* GIVEN EXERCISE
Look through the data below and output, unchanged, every line from the one holding "Output the Python" through the one holding "plt.rcParams['mathtext.rm'] = 'Liberation", inclusive. Skip the pictures.
==================================================
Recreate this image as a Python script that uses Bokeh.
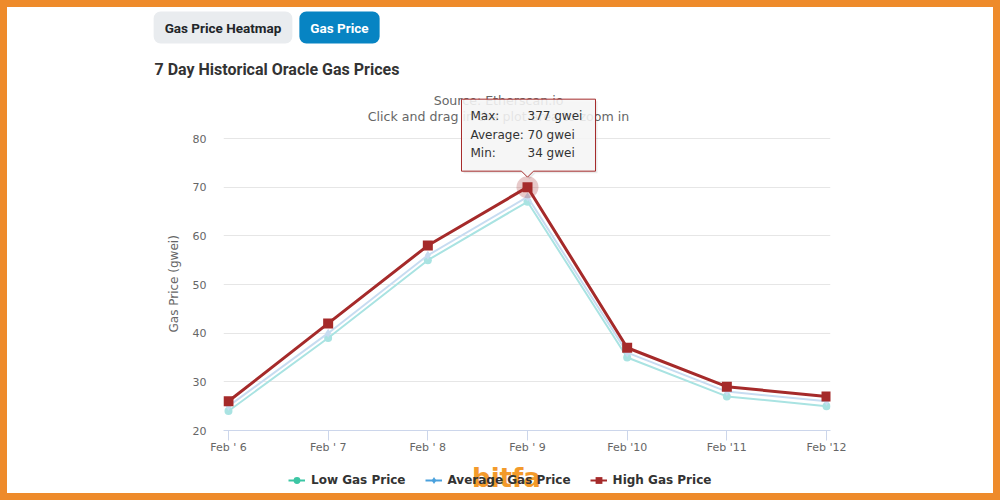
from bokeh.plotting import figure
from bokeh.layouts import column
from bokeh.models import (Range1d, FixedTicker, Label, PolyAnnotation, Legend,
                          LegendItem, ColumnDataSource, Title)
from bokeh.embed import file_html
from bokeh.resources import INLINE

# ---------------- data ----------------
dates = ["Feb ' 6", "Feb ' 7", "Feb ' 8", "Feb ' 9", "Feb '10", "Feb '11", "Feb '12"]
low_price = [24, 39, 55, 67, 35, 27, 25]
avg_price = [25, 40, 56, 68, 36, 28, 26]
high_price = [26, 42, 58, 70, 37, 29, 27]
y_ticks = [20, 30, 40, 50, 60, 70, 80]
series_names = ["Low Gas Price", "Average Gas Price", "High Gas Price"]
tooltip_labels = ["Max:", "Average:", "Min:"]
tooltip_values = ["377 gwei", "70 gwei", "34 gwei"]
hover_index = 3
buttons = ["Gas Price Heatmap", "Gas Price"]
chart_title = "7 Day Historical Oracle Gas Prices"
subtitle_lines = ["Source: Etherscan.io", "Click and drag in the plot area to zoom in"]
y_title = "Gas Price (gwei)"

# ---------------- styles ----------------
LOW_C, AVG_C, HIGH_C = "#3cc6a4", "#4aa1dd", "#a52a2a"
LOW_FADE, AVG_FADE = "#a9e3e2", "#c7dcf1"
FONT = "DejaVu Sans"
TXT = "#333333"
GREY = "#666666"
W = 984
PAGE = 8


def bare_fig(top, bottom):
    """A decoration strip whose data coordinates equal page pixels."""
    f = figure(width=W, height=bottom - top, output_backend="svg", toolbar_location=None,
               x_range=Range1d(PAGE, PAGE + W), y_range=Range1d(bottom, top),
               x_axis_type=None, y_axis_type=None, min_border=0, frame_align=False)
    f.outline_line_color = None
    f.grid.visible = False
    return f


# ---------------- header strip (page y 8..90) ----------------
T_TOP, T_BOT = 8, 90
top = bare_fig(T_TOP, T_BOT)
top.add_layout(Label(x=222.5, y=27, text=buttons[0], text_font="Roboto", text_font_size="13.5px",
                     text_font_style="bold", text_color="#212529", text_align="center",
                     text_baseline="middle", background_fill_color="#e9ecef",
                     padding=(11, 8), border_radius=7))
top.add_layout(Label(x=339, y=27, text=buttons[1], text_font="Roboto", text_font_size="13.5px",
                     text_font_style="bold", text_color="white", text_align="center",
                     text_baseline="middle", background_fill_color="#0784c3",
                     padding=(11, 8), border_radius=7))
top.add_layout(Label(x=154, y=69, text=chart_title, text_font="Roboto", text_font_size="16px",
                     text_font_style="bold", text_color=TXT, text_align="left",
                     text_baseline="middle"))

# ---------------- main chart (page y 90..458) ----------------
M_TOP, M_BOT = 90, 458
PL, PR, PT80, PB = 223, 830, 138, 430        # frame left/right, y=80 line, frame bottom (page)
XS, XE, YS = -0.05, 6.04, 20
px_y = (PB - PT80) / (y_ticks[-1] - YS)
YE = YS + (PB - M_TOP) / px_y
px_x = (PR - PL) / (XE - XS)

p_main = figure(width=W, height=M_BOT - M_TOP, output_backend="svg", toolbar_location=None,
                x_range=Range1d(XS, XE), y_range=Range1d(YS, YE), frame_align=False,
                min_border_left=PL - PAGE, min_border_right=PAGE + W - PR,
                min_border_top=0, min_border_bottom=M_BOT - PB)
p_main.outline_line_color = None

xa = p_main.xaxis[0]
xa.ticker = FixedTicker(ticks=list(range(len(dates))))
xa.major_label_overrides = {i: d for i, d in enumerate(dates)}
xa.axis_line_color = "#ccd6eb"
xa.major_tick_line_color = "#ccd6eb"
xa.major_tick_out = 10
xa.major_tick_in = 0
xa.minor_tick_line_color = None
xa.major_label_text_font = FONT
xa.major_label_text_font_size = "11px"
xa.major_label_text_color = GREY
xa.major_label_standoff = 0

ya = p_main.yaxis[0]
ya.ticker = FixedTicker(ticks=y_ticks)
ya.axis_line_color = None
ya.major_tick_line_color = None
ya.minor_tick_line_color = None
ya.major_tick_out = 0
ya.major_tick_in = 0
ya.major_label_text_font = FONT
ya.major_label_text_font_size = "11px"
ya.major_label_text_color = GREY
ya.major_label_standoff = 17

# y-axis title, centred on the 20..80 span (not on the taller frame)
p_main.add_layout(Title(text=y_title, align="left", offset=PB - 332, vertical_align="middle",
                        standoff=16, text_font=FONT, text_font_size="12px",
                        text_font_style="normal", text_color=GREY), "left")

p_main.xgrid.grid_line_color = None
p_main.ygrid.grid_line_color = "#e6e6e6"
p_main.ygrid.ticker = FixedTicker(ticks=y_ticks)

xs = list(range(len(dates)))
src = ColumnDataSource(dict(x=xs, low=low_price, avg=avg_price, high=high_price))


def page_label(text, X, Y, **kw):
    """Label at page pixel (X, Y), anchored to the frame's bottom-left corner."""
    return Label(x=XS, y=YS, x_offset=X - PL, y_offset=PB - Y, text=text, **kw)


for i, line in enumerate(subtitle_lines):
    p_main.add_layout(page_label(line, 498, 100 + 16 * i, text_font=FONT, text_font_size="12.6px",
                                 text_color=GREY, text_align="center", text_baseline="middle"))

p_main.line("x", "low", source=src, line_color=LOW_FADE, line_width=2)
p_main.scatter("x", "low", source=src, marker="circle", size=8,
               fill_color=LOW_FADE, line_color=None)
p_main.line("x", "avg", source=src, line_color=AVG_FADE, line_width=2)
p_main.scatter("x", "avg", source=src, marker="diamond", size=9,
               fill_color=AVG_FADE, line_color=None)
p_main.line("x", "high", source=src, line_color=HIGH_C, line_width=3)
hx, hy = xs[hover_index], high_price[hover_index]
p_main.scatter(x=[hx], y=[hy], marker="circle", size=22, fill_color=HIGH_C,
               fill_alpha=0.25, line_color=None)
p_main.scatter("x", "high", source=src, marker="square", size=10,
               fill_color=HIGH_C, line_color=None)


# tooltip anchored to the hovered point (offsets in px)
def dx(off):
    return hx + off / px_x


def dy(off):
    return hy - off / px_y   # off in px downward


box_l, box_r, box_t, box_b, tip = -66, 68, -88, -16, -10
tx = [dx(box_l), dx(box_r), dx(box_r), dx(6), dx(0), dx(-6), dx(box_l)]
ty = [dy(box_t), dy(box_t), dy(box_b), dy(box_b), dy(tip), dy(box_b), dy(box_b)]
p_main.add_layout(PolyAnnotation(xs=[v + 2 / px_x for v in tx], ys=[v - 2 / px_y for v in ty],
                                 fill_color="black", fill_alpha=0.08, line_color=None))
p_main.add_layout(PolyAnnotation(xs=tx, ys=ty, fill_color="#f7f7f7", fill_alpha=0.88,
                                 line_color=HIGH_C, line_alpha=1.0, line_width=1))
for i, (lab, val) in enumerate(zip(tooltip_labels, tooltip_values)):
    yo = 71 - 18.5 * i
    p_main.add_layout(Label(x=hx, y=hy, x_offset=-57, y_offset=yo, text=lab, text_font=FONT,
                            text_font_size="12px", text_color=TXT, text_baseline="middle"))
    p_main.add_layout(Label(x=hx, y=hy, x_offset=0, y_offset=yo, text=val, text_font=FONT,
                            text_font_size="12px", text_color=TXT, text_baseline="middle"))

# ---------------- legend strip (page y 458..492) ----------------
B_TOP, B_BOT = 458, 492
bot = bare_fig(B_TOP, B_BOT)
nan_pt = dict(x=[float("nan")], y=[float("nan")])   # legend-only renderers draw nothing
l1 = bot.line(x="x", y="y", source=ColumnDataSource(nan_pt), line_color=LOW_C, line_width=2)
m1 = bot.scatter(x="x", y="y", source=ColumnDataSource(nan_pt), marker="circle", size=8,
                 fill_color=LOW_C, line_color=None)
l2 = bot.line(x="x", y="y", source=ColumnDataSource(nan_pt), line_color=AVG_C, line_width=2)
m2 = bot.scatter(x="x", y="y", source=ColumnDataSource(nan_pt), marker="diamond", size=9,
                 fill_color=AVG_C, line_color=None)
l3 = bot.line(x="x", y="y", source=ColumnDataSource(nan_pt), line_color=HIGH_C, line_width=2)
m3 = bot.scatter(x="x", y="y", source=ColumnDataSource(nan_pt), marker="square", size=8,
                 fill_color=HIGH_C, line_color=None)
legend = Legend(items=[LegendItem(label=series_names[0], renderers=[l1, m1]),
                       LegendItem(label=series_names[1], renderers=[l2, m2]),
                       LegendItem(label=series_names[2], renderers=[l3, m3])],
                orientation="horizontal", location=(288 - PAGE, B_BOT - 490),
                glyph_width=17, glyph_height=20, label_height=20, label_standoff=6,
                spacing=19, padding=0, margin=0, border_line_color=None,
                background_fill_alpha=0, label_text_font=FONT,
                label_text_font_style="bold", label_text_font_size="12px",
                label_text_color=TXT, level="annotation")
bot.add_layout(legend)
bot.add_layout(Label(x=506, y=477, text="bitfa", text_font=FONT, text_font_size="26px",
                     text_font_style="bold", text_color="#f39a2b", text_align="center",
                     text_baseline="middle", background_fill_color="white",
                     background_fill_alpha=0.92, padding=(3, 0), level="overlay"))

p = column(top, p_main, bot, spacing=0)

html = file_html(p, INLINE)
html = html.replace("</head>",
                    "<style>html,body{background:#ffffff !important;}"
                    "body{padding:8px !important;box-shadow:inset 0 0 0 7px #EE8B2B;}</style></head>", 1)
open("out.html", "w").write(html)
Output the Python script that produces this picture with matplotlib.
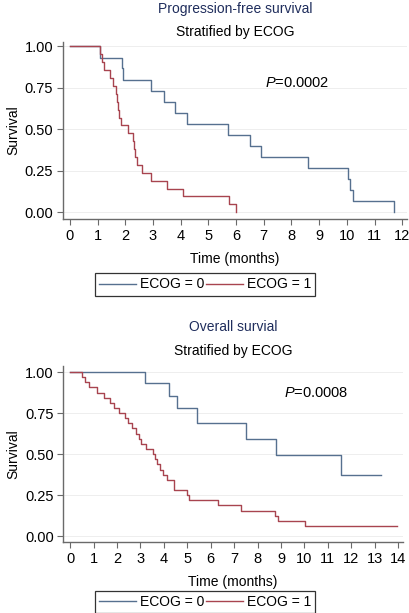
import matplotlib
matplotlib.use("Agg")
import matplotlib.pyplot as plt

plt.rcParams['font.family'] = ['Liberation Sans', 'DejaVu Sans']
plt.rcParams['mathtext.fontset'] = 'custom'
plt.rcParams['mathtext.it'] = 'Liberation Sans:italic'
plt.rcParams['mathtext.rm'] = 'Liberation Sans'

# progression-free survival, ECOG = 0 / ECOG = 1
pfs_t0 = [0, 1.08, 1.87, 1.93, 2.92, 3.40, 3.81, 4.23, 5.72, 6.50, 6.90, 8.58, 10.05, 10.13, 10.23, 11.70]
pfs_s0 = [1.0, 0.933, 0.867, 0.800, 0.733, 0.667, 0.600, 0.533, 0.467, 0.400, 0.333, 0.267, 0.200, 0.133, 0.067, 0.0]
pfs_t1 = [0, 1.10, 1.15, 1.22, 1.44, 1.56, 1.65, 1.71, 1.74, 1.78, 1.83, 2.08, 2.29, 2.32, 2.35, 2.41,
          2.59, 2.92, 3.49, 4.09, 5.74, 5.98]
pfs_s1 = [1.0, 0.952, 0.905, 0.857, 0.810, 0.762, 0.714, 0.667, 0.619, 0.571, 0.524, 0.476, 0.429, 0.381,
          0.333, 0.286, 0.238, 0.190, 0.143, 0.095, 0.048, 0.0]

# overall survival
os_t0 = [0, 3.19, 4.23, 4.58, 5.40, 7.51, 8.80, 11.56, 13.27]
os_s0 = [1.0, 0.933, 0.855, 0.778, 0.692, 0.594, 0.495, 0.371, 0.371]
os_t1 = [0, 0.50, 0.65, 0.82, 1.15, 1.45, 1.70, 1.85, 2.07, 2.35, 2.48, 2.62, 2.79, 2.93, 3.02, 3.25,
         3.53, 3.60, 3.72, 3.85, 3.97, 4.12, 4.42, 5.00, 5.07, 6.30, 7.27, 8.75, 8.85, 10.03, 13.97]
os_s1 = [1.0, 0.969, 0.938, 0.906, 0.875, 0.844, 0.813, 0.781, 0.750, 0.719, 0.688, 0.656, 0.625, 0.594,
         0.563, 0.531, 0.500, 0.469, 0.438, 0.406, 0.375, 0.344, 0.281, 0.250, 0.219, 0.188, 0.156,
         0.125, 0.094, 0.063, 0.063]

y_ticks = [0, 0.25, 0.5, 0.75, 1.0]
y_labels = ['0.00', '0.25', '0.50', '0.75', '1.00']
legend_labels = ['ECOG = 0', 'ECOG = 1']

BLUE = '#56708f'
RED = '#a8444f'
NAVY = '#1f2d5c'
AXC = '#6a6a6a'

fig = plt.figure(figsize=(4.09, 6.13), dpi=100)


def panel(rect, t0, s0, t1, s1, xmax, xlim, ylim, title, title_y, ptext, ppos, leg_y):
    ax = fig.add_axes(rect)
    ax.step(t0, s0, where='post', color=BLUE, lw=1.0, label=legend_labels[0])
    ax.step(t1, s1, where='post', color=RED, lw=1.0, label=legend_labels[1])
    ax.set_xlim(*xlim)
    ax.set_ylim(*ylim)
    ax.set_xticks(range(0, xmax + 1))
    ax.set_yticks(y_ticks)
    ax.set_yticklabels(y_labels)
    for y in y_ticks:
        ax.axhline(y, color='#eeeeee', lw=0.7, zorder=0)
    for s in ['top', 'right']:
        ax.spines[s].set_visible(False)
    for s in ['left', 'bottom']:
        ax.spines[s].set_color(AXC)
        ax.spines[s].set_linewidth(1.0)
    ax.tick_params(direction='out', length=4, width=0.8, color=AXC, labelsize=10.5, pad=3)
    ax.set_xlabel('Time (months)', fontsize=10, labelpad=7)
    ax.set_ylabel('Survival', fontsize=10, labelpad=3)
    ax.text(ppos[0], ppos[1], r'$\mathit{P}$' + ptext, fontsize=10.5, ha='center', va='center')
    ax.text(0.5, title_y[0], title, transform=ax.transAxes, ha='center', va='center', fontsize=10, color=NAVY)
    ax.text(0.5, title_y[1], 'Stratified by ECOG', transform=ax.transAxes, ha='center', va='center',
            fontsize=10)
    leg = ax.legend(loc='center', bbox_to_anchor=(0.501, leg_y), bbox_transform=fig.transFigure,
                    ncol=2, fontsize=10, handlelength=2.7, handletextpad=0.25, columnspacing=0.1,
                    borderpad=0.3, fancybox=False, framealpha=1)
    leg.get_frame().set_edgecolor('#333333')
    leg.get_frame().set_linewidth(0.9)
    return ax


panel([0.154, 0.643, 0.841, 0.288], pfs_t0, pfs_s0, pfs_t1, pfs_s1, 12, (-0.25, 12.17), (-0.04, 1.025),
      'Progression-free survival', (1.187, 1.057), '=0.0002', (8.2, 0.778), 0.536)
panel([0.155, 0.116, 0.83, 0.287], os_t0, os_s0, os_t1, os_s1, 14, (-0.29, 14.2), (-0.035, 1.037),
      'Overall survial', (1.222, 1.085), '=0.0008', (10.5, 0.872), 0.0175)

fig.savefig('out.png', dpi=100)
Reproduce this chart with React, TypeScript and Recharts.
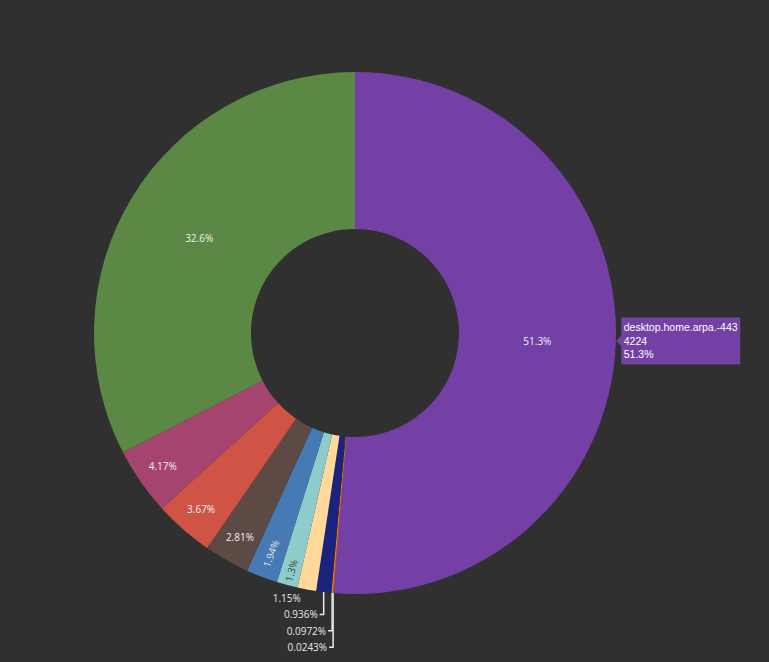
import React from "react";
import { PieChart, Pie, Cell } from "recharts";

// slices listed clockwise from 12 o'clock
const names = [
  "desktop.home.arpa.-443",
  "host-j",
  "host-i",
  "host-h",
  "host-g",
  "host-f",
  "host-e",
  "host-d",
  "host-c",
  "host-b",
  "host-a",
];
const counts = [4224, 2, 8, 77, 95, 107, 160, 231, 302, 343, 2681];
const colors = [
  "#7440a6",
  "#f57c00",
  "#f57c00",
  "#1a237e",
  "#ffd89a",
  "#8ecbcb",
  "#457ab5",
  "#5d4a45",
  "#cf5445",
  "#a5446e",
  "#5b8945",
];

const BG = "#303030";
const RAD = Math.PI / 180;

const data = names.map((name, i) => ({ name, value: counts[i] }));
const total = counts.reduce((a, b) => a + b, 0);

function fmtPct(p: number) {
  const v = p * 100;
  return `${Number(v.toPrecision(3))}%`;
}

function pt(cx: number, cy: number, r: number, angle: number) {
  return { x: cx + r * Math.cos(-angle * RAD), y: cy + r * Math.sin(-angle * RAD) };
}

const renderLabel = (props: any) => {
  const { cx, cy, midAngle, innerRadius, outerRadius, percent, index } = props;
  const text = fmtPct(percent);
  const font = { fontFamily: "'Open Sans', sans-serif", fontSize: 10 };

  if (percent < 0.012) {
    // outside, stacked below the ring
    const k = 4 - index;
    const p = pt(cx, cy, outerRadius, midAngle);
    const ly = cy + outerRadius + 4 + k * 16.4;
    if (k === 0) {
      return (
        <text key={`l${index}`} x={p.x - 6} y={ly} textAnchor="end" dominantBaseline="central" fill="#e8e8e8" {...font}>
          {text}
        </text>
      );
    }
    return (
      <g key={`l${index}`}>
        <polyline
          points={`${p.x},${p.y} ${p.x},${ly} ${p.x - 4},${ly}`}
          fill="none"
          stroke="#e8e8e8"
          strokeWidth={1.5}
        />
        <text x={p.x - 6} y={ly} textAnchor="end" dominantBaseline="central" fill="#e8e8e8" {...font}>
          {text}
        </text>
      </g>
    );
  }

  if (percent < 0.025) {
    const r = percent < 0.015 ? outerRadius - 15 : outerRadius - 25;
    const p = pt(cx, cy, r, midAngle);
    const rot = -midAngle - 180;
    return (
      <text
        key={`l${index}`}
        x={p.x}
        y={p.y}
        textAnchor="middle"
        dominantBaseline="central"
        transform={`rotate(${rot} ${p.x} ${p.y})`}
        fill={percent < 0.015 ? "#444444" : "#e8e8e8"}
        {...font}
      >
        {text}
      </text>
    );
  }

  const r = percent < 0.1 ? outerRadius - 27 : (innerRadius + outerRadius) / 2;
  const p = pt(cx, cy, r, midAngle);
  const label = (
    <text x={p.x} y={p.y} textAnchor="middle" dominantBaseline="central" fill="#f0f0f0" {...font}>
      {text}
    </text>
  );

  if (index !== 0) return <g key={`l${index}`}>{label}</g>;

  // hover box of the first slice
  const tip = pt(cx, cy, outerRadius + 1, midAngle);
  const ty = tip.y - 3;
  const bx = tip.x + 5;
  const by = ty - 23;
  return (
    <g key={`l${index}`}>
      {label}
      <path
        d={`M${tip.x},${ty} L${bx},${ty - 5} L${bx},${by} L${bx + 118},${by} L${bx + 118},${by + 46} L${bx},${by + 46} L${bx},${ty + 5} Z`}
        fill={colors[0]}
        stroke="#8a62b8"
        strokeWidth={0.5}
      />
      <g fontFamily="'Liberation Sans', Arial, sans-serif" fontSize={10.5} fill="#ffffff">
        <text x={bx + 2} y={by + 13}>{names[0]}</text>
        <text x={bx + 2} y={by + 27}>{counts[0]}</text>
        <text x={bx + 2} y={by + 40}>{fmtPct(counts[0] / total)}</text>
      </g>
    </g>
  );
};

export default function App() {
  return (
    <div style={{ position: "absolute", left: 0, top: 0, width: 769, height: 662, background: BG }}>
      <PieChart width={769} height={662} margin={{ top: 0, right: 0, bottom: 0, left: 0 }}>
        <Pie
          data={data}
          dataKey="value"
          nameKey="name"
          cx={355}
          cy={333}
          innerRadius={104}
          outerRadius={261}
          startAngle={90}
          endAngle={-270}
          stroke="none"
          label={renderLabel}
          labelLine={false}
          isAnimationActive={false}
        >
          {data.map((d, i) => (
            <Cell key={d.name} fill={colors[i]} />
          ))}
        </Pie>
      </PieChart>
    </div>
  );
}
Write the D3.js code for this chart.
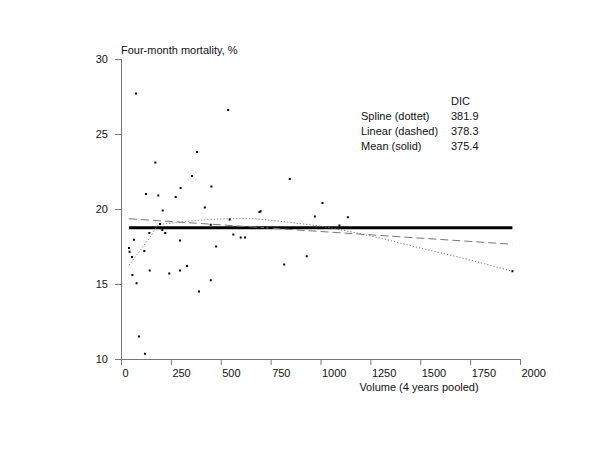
==================================================
* FINAL RESULT
Output the Python script that produces this picture with matplotlib.
import matplotlib
matplotlib.use("Agg")
import matplotlib.pyplot as plt

plt.rcParams['font.family'] = ['Liberation Sans', 'DejaVu Sans']
plt.rcParams['mathtext.fontset'] = 'custom'
plt.rcParams['mathtext.it'] = 'Liberation Sans:italic'
plt.rcParams['mathtext.rm'] = 'Liberation Sans'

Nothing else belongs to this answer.